Even after 1,466 games in the NHL, Matt Cullen's 42-year-old eyes can still light up like a Minnesota schoolchild when he talks about hockey. He eats, drinks and sleeps the game. It's what keeps him going.
Informed late Saturday night at PPG Paints Arena of some of the company he was keeping by scoring 20 short-handed goals in his NHL career, he nodded and laughed.
Bob Gainey. Denis Savard. Brett Hull. Hall of Famers.
In the league's century-plus history, only 79 players have scored as many or more short-handed goals. And heck, Cullen's only been a part of half of that history ... kidding, of course.
At 6:58 of the first period, Cullen opened the scoring in the Penguins' 4-3 overtime win over the Kings by scoring his third goal of the season and first since returning from a leg injury three games ago. It was Cullen's first short-handed goal since April 6, 2017, vs. New Jersey.
The sequence which resulted in Cullen's 262nd career goal started when Bryan Rust collected a loose puck in his own end and raced the length of the ice on a 3-on-2 break with Cullen and Brian Dumoulin. From the top of the right circle, Rust fired a wrist shot that Jonathan Quick pushed into the corner. However, Cullen gathered the rebound in the corner and curled around the faceoff circle, with Kings' 21-year-old rookie Matt Luff giving chase. From between the hashes, Cullen let loose a wrist shot that beat Quick high to the blocker side:
Besides giving the Penguins a 1-0 lead, it was their second short-handed goal in as many games.
Just 24 hours earlier, Zach Aston-Reese converted on a 2-on-1 from Riley Sheahan in a 5-3 win over the Bruins:
The Penguins had gone their previous 30 games with zero short-handed goals. They had been one of just three teams to not score a single goal while down a man this season.
Well, the current Penguins can now do no worse than tie the 1967-68 and 1968-69 editions -- the first two seasons in franchise history -- for fewest short-handed goals in a season (2).
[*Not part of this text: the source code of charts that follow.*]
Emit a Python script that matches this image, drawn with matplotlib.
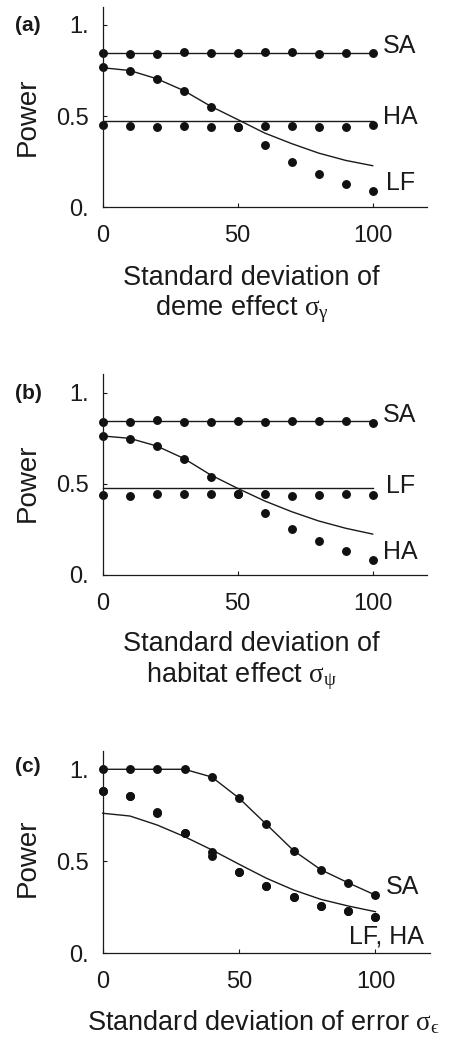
import matplotlib
matplotlib.use("Agg")
import matplotlib.pyplot as plt
import numpy as np

plt.rcParams['font.family'] = ['Liberation Sans', 'DejaVu Sans']
plt.rcParams['mathtext.fontset'] = 'custom'
plt.rcParams['mathtext.rm'] = 'Liberation Serif'
plt.rcParams['mathtext.it'] = 'Liberation Serif'
plt.rcParams['mathtext.fallback'] = 'stix'

sd = [0, 10, 20, 30, 40, 50, 60, 70, 80, 90, 100]
xticks = [0, 50, 100]
yticks = [0, 0.5, 1.0]
ytick_labels = ['0.', '0.5', '1.']

# panel (a): deme effect
a_sa_line = [0.846] * 11
a_sa_pts = [0.846, 0.842, 0.842, 0.850, 0.848, 0.844, 0.853, 0.850, 0.842, 0.846, 0.846]
a_ha_line = [0.475] * 11
a_ha_pts = [0.450, 0.446, 0.440, 0.444, 0.440, 0.440, 0.448, 0.444, 0.440, 0.439, 0.451]
a_lf_line = [0.765, 0.750, 0.705, 0.640, 0.554, 0.481, 0.407, 0.349, 0.297, 0.257, 0.228]
a_lf_pts = [0.771, 0.745, 0.705, 0.640, 0.550, 0.440, 0.341, 0.246, 0.182, 0.130, 0.090]

# panel (b): habitat effect
b_sa_line = [0.842] * 11
b_sa_pts = [0.841, 0.841, 0.850, 0.841, 0.837, 0.842, 0.841, 0.844, 0.844, 0.844, 0.835]
b_lf_line = [0.474] * 11
b_lf_pts = [0.438, 0.432, 0.445, 0.445, 0.445, 0.441, 0.445, 0.434, 0.438, 0.441, 0.436]
b_ha_line = [0.762, 0.749, 0.707, 0.639, 0.548, 0.474, 0.405, 0.346, 0.295, 0.255, 0.223]
b_ha_pts = [0.760, 0.745, 0.705, 0.636, 0.538, 0.441, 0.339, 0.251, 0.185, 0.132, 0.081]

# panel (c): error
c_sa_line = [1.0, 1.0, 1.0, 1.0, 0.958, 0.843, 0.701, 0.558, 0.454, 0.383, 0.316]
c_sa_pts = [1.0, 1.0, 1.0, 1.0, 0.957, 0.842, 0.701, 0.558, 0.453, 0.382, 0.315]
c_low_line = [0.761, 0.746, 0.697, 0.634, 0.562, 0.484, 0.408, 0.344, 0.293, 0.257, 0.226]
c_lf_pts = [0.884, 0.855, 0.770, 0.652, 0.549, 0.442, 0.364, 0.308, 0.257, 0.228, 0.197]
c_ha_pts = [0.884, 0.855, 0.761, 0.652, 0.531, 0.442, 0.364, 0.308, 0.257, 0.228, 0.197]

fig = plt.figure(figsize=(4.49, 10.39), dpi=100)

TICK_FS = 17
LAB_FS = 18
AX_FS = 19.5
LW = 1.0
MS = 5.4
INK = '#1a1a1a'

def setup(ax):
    ax.set_xlim(0, 120)
    ax.set_ylim(0, 1.1)
    for s in ['top', 'right']:
        ax.spines[s].set_visible(False)
    for s in ['left', 'bottom']:
        ax.spines[s].set_linewidth(0.9)
        ax.spines[s].set_color(INK)
    ax.set_xticks(xticks)
    ax.set_xticklabels([str(t) for t in xticks])
    ax.set_yticks(yticks)
    ax.set_yticklabels(ytick_labels)
    ax.tick_params(direction='in', length=3, width=0.8, labelsize=TICK_FS,
                   colors=INK)
    ax.tick_params(axis='x', pad=13)
    ax.tick_params(axis='y', pad=10)

def series(ax, line, pts):
    ax.plot(sd, line, color=INK, lw=LW, clip_on=False)
    ax.plot(sd, pts, 'o', color='#111111', ms=MS, clip_on=False)

# (a)
ax1 = fig.add_axes([0.2287, 0.8005, 0.7216, 0.1931])
setup(ax1)
series(ax1, a_sa_line, a_sa_pts)
series(ax1, a_ha_line, a_ha_pts)
series(ax1, a_lf_line, a_lf_pts)
ax1.text(103.7, 0.884, 'SA', fontsize=LAB_FS, va='center', color=INK)
ax1.text(103.7, 0.495, 'HA', fontsize=LAB_FS, va='center', color=INK)
ax1.text(104.9, 0.135, 'LF', fontsize=LAB_FS, va='center', color=INK)

# (b)
ax2 = fig.add_axes([0.2287, 0.4469, 0.7216, 0.1927])
setup(ax2)
series(ax2, b_sa_line, b_sa_pts)
series(ax2, b_lf_line, b_lf_pts)
series(ax2, b_ha_line, b_ha_pts)
ax2.text(103.7, 0.877, 'SA', fontsize=LAB_FS, va='center', color=INK)
ax2.text(104.9, 0.487, 'LF', fontsize=LAB_FS, va='center', color=INK)
ax2.text(103.7, 0.126, 'HA', fontsize=LAB_FS, va='center', color=INK)

# (c)
ax3 = fig.add_axes([0.2287, 0.0825, 0.729, 0.1948])
setup(ax3)
series(ax3, c_sa_line, c_sa_pts)
ax3.plot(sd, c_low_line, color=INK, lw=LW, clip_on=False)
ax3.plot(sd, c_lf_pts, 'o', color='#111111', ms=MS, clip_on=False)
ax3.plot(sd, c_ha_pts, 'o', color='#111111', ms=MS, clip_on=False)
ax3.text(103.9, 0.362, 'SA', fontsize=LAB_FS, va='center', color=INK)
ax3.text(90.4, 0.09, 'LF, HA', fontsize=LAB_FS, va='center', color=INK)

# panel letters and y labels
H = 1039.0
W = 449.0
for lab, yc in [('(a)', 25.7), ('(b)', 393.0), ('(c)', 767.0)]:
    fig.text(15 / W, 1 - yc / H, lab, fontsize=15, fontweight='bold',
             va='center', ha='left', color=INK)
for yc in [117.0, 483.0, 858.0]:
    fig.text(28 / W, 1 - yc / H, 'Power', fontsize=20, rotation=90,
             va='center', ha='center', color=INK)

# x labels
fig.text(251 / W, 1 - 278 / H, 'Standard deviation of', fontsize=AX_FS,
         ha='center', va='center', color=INK)
fig.text(242 / W, 1 - 309 / H, r'deme effect $\sigma_\gamma$', fontsize=AX_FS,
         ha='center', va='center', color=INK)
fig.text(251 / W, 1 - 644 / H, 'Standard deviation of', fontsize=AX_FS,
         ha='center', va='center', color=INK)
fig.text(242 / W, 1 - 676 / H, r'habitat effect $\sigma_\psi$', fontsize=AX_FS,
         ha='center', va='center', color=INK)
fig.text(263 / W, 1 - 1022 / H, 'Standard deviation of error $\\sigma_{\u03f5}$',
         fontsize=AX_FS, ha='center', va='center', color=INK)

fig.savefig('out.png', dpi=100)
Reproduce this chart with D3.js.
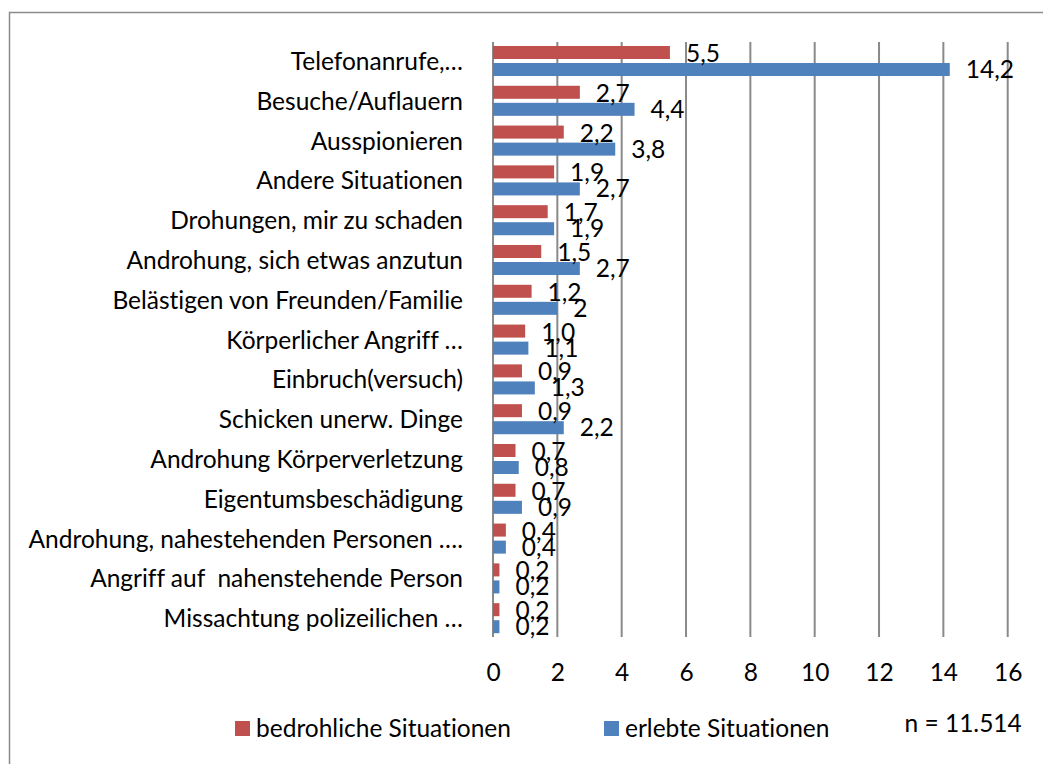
<!DOCTYPE html>
<html>
<head>
<meta charset="utf-8">
<script src="https://cdn.jsdelivr.net/npm/d3@7/dist/d3.min.js"></script>
<style>
  html, body { margin: 0; padding: 0; background: #fff; }
  svg { display: block; }
  text { font-family: Lato, "Open Sans", sans-serif; fill: #000; font-variant-ligatures: none; white-space: pre; }
</style>
</head>
<body>
<svg id="chart" width="1043" height="764"></svg>
<script>
const categories = [
  "Telefonanrufe,…",
  "Besuche/Auflauern",
  "Ausspionieren",
  "Andere Situationen",
  "Drohungen, mir zu schaden",
  "Androhung, sich etwas anzutun",
  "Belästigen von Freunden/Familie",
  "Körperlicher Angriff …",
  "Einbruch(versuch)",
  "Schicken unerw. Dinge",
  "Androhung Körperverletzung",
  "Eigentumsbeschädigung",
  "Androhung, nahestehenden Personen ….",
  "Angriff auf  nahenstehende Person",
  "Missachtung polizeilichen …"
];
const bedrohlich = [5.5, 2.7, 2.2, 1.9, 1.7, 1.5, 1.2, 1.0, 0.9, 0.9, 0.7, 0.7, 0.4, 0.2, 0.2];
const bedrohlichLabels = ["5,5", "2,7", "2,2", "1,9", "1,7", "1,5", "1,2", "1,0", "0,9", "0,9", "0,7", "0,7", "0,4", "0,2", "0,2"];
const erlebt = [14.2, 4.4, 3.8, 2.7, 1.9, 2.7, 2.0, 1.1, 1.3, 2.2, 0.8, 0.9, 0.4, 0.2, 0.2];
const erlebtLabels = ["14,2", "4,4", "3,8", "2,7", "1,9", "2,7", "2", "1,1", "1,3", "2,2", "0,8", "0,9", "0,4", "0,2", "0,2"];
const xTicks = [0, 2, 4, 6, 8, 10, 12, 14, 16];
const seriesNames = ["bedrohliche Situationen", "erlebte Situationen"];
const noteText = "n = 11.514";

const RED = "#C0504D", BLUE = "#4F81BD", GRID = "#8a8a8a";
const FS = "24.5px";

const svg = d3.select("#chart");

// outer frame
svg.append("rect")
  .attr("x", 9.5).attr("y", 12.5)
  .attr("width", 1100).attr("height", 800)
  .attr("fill", "none").attr("stroke", "#8c8c8c").attr("stroke-width", 1.5);

const x = d3.scaleLinear().domain([0, 16]).range([493, 1007.7]);
const y = d3.scaleBand().domain(categories).range([42, 639]).padding(0);
const bw = y.bandwidth();
const barH = bw * 0.327;
const redOff = bw * 0.1;
const blueOff = bw * 0.528;

// gridlines
svg.append("g").selectAll("line").data(xTicks).join("line")
  .attr("x1", d => x(d)).attr("x2", d => x(d))
  .attr("y1", 42).attr("y2", 637)
  .attr("stroke", GRID).attr("stroke-width", 2);

// x axis tick labels
const xAxis = d3.axisBottom(x).tickValues(xTicks).tickSize(0).tickPadding(0).tickFormat(d3.format("d"));
const gx = svg.append("g").attr("transform", "translate(0,681)").call(xAxis);
gx.select(".domain").remove();
gx.selectAll("text").attr("dy", 0).attr("y", 0)
  .style("font-family", "Lato, sans-serif").style("font-size", FS).attr("fill", "#000");

// category labels
svg.append("g").selectAll("text").data(categories).join("text")
  .attr("x", 463)
  .attr("y", d => y(d) + bw / 2 + 8)
  .attr("text-anchor", "end")
  .style("font-size", FS)
  .text(d => d);

// bars
const redData = categories.map((c, i) => ({c, v: bedrohlich[i], l: bedrohlichLabels[i]}));
const blueData = categories.map((c, i) => ({c, v: erlebt[i], l: erlebtLabels[i]}));

svg.append("g").selectAll("rect").data(redData).join("rect")
  .attr("x", x(0)).attr("y", d => y(d.c) + redOff)
  .attr("width", d => x(d.v) - x(0)).attr("height", barH)
  .attr("fill", RED);

svg.append("g").selectAll("rect").data(blueData).join("rect")
  .attr("x", x(0)).attr("y", d => y(d.c) + blueOff)
  .attr("width", d => x(d.v) - x(0)).attr("height", barH)
  .attr("fill", BLUE);

// value labels
svg.append("g").selectAll("text").data(redData).join("text")
  .attr("x", d => x(d.v) + 16)
  .attr("y", d => y(d.c) + redOff + barH / 2 + 9.5)
  .style("font-size", FS)
  .text(d => d.l);

svg.append("g").selectAll("text").data(blueData).join("text")
  .attr("x", d => x(d.v) + 16)
  .attr("y", d => y(d.c) + blueOff + barH / 2 + 8.5)
  .style("font-size", FS)
  .text(d => d.l);

// legend
const legend = [
  {name: seriesNames[0], color: RED, x: 235},
  {name: seriesNames[1], color: BLUE, x: 604}
];
const lg = svg.append("g").selectAll("g").data(legend).join("g")
  .attr("transform", d => `translate(${d.x},721)`);
lg.append("rect").attr("width", 15).attr("height", 15).attr("fill", d => d.color);
lg.append("text").attr("x", 21).attr("y", 16).style("font-size", FS).text(d => d.name);

svg.append("text").attr("x", 904.5).attr("y", 731.5).style("font-size", FS).text(noteText);
</script>
</body>
</html>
There's really no secret to scoring short-handed:
"They present themselves," said Cullen, who trails only the Bruins' Brad Marchand (23) for the most short-handed goals by an active player. "The key, when you're pressing the puck and you're thinking pressure, you seem to create those opportunities. Obviously, with a guy like Rusty with his speed, he creates a lot, taking it down the other end. Sometimes those plays present themselves, a lot of time they don't. But anytime you apply pressure you give yourself the opportunity."
Mike Sullivan, who carved his niche on the penalty-kill and scored 16 short-handed goals during his 11-year NHL playing career, insists that nothing has changed schematically about the PK. There's no green light to take chances when down a man.
"First and foremost, we're trying to keep it out of our net," he said of his team's seventh-ranked PK, which went 2-of-3 Saturday night against the Kings.
However, the coach did throw in a wrinkle on the Penguins' second kill of the game. After Olli Maatta took an interference penalty at 5:22 of the first period, Sullivan had Sidney Crosby and Jake Guentzel stay on to take a defensive zone draw. Those two -- two-thirds of the top line — then killed off the first 25 seconds of the penalty and did generate some brief offensive zone time.
That duo has been used sparingly on the PK, just 4:13 this season, usually when trying to protect a lead.
But in a scoreless game against a Los Angeles team which has now given up seven short-handed goals, one fewer than only the Penguins, it would seem Sullivan may have been looking for a spark.
"If the opportunity presents itself, guys are going to react on their instincts and take advantage," he said. "I think that was the case again tonight with Cully. It was a terrific play on their part, just being active up the ice."